- 2 Min Read / Blog / 3.2.2020
Beyond the smartphone, the average American consumer interacts with a number of different screens over the course of their daily lives. They review documents and websites on their laptops, browse the web and play games on their tablets, and perhaps check notifications or health stats on their wearable devices. But no single screen has captured the populace’s attention like the one we replace least often: the television. The TV has long been the primary avenue for culture distribution, unrivaled for decades until the advent of the internet. No two mediums have so completely dominated how customers receive their news, consume their favorite content, and interact with the cultural zeitgeist. For that reason, it should come as no surprise that major technology companies have begun developing products at the intersection of television and the web, with mixed results.

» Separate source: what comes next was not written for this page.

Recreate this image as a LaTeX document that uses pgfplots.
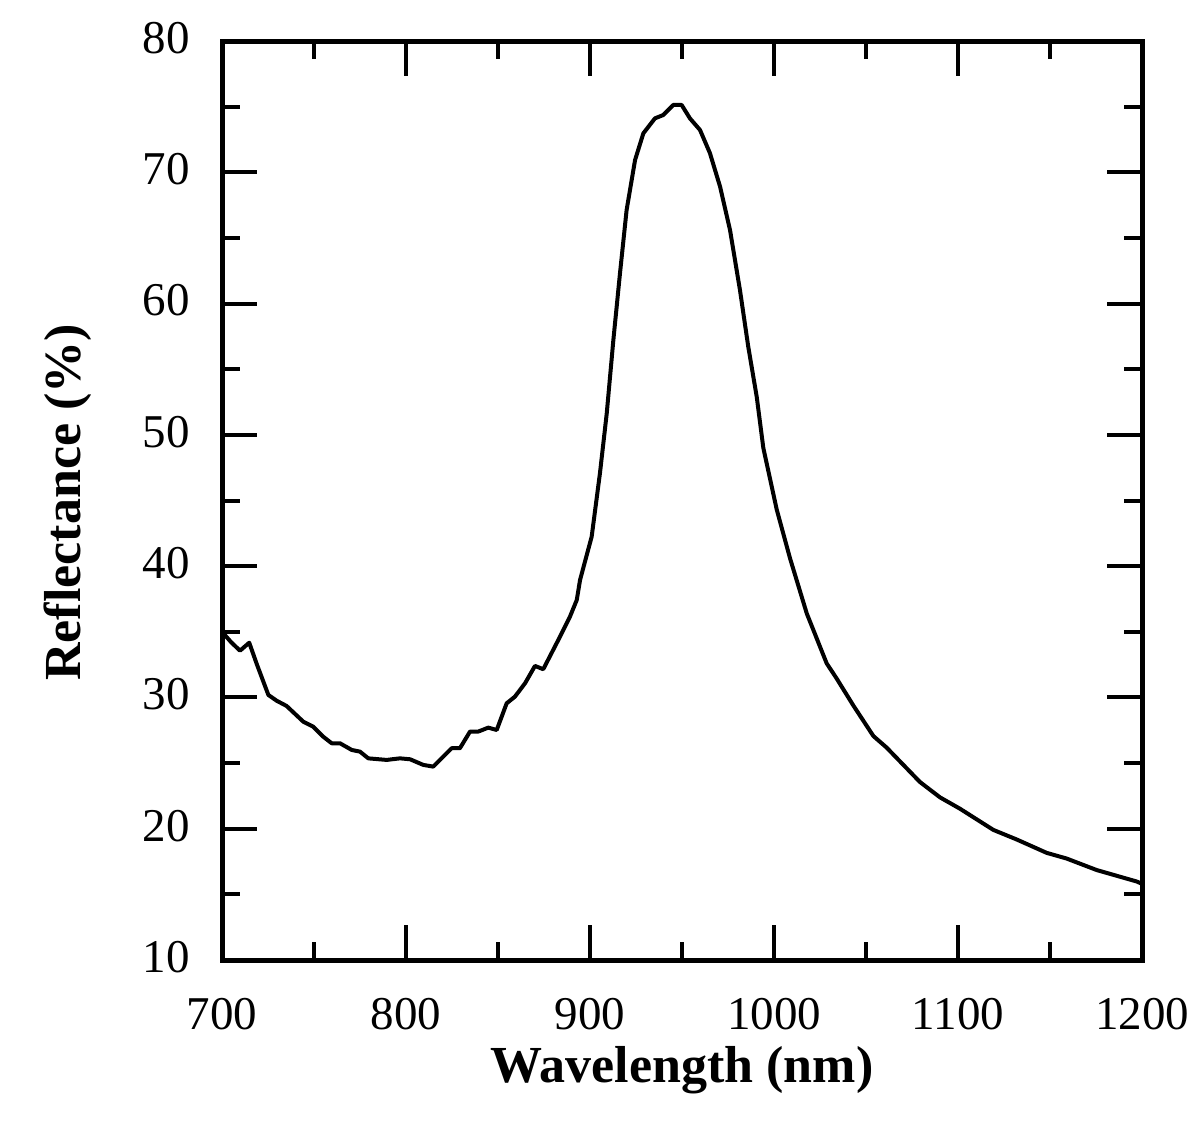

One of the earliest modes of content delivery in the living room were hard drive–based set-top boxes like cable providers’ DVRs and TiVos. These products allowed viewers to schedule downloads of their favorite programs to store for later consumption, and revolutionized the way we think about broadcast television. Whereas TV fans once had to set aside time to enjoy their favorite shows, they were now empowered to experience the content in their own time and on their own terms. This trend was accelerated by internet connectivity. Once Apple’s iTunes Store began selling TV content after the original air date, and once streaming media platforms like Netflix and Hulu began revolutionizing how syndicated video content is conceived and delivered, perceptions about TV viewership transformed completely. “Following” a show no longer meant staying in every Thursday night—viewers could catch up on a season’s worth of content over a single lazy Saturday.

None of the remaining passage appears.